A dark and desolate garage, water dripping, a turntable that plays an inexistent track. Is Sleep the fragment of a dream? A wakeful trance? A state of induced hypnosis? A lapidary declaration of intent? Is it a work of art that reflects on its own absence of voice or that reflects on the absence of voice in all art and in all works of art?

Sigurdur Gudjónsson’s visions have always been tinged with dark and surreal nuances, but the aspect of tension and suspension typical of his poetics is expressed here at its apex. The absence of plot and characters, the absence of voices and familiar sounds, the absence of apparent meaning: all presences that are lacking, or better, suspended presences which envelop the spectator in the spirals of a subtle dizziness.

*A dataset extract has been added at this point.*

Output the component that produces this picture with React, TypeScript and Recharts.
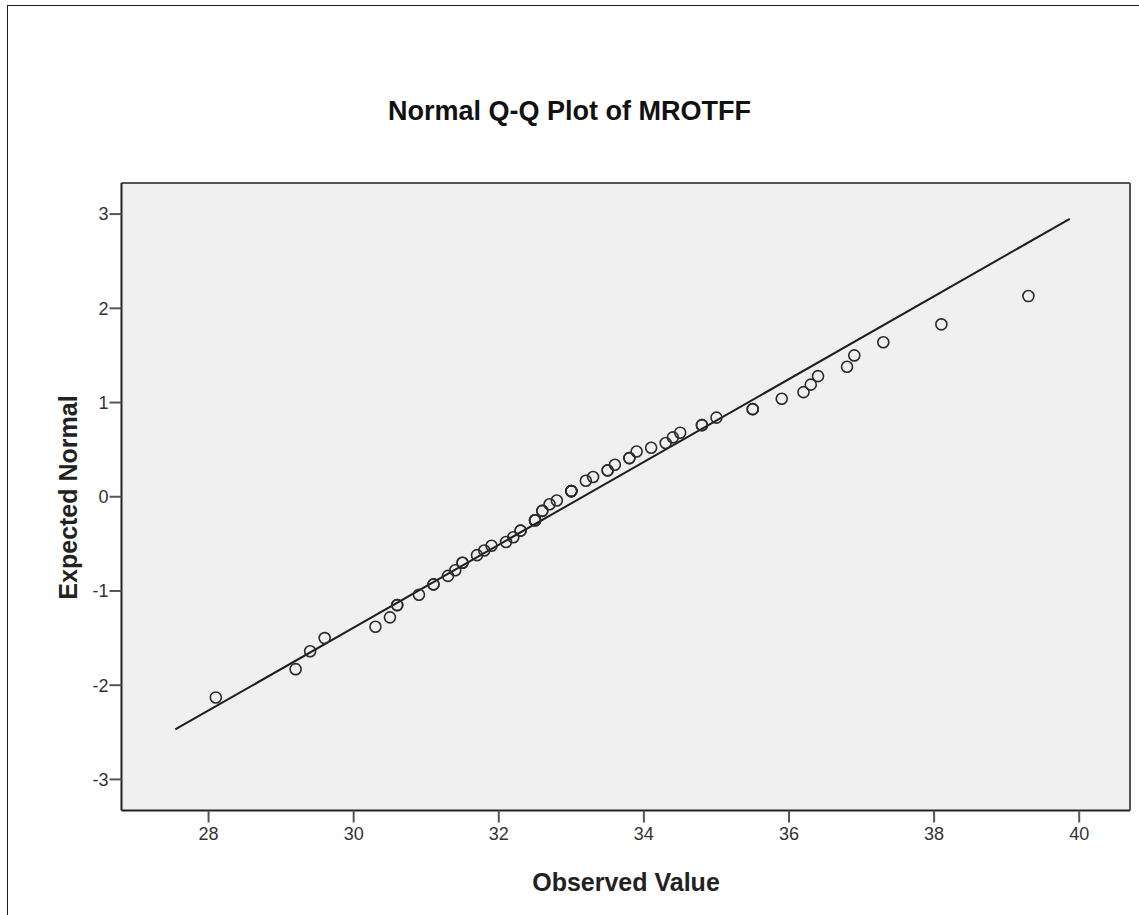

The pathos is tight: it doesn’t fall and doesn’t collapse, neither implodes nor explodes. The anxiety-inducing and hallucinated atmosphere instils a sense of anguished expectation and almost leads us to think that something dramatic or sinister might happen from one moment to the next. Actually everything remains there as it is, and apparently nothing happens... There’s no narration and there aren’t even evident relationships between the elements that figure in the video: the garage, the turntable, the dripping. Each lives its own life: the bonds and consequentiality of time and space are also suspended.

The video that shows and repeats itself without respite, the drop that goes on falling rhythmically and tirelessly, the turntable that plays a mute track: everything would appear to converge in the definition of a total absence of meaning or towards the impossibility of grasping one. The loop of the video (the loop of the artist’s eye) pursues and is hard on the heels of our loop as spectators, involved or perhaps abandoned in the headstrong search for a meaning but frustrated by the outcome of an apparently vain undertaking: the search for meaning/absence of meaning, absence of meaning/search for meaning...

If he were a romantic artist Gudjónsson would film a certain scene to recount the accents and vibrations of his mood. But in his work it is exactly the opposite that happens: it isn’t the mood that finds form and expression in the landscape out there but the landscape (or the non-landscape, as in Sleep and in Glasshouse) that defines itself in accordance with the denotative and connotative characters of that interior world which observes it. In Gudjónsson external landscape is the direct emanation of an interior landscape. The atmospheres and settings of his videos stage a private vision, faithfully taking on its features. Thus the camera eye is an introspective lens which, while it frames itself, frames an external reality that will conform with the subjective dimension from which it issues.

Strangled emotions... Yet the use of the video medium succeeds in fluidifying the artist’s emotional visions and even our own, though they are mingled with a deep unease that does not cease to question us. With the video medium this unease is free to run and flow, not crystallised by the “cage” of margins and frame as in a painting by Edvard Munch or Francis Bacon. Gudjónsson’s stylistic cipher probably lies wholly in shifting tension, also through the use of melody and even non-melody (industrial noises, amplified environmental noises, distant and not better identified rhythms...). The artist himself feels his oeuvre to be “sound work” set in the medium of video. In Sleep the old turntable emits no sound except that of its needle ploughing the grooves of a trackless disc, together with the dull background noise of an anonymous garage that accommodates only the patter of the dripping. So the tension runs along the edge of sounds or non-sounds and the amplification of noises, like silence (which is never really silence), contributing to shaping this complex scenario of a metaphysical and spectral flavour. So it comes about that what did not seem to be bound by a narrative thread, by a causal nexus, appears instead to be gathered and condensed to express itself in a unique composite acoustic plot. The soundtrack is/becomes the connecting thread that runs through the video and “unwinds” it to the point of transcending it.

In the midst of a dream that has no explanation, a projection of itself beyond its own boundaries towards a transfiguration of its own interior landscape, it carries a reflection, dramatic and self-possessed, on the contemplation of emptiness, on the amplification of “silence” as suspension of presence. Temporary or permanent?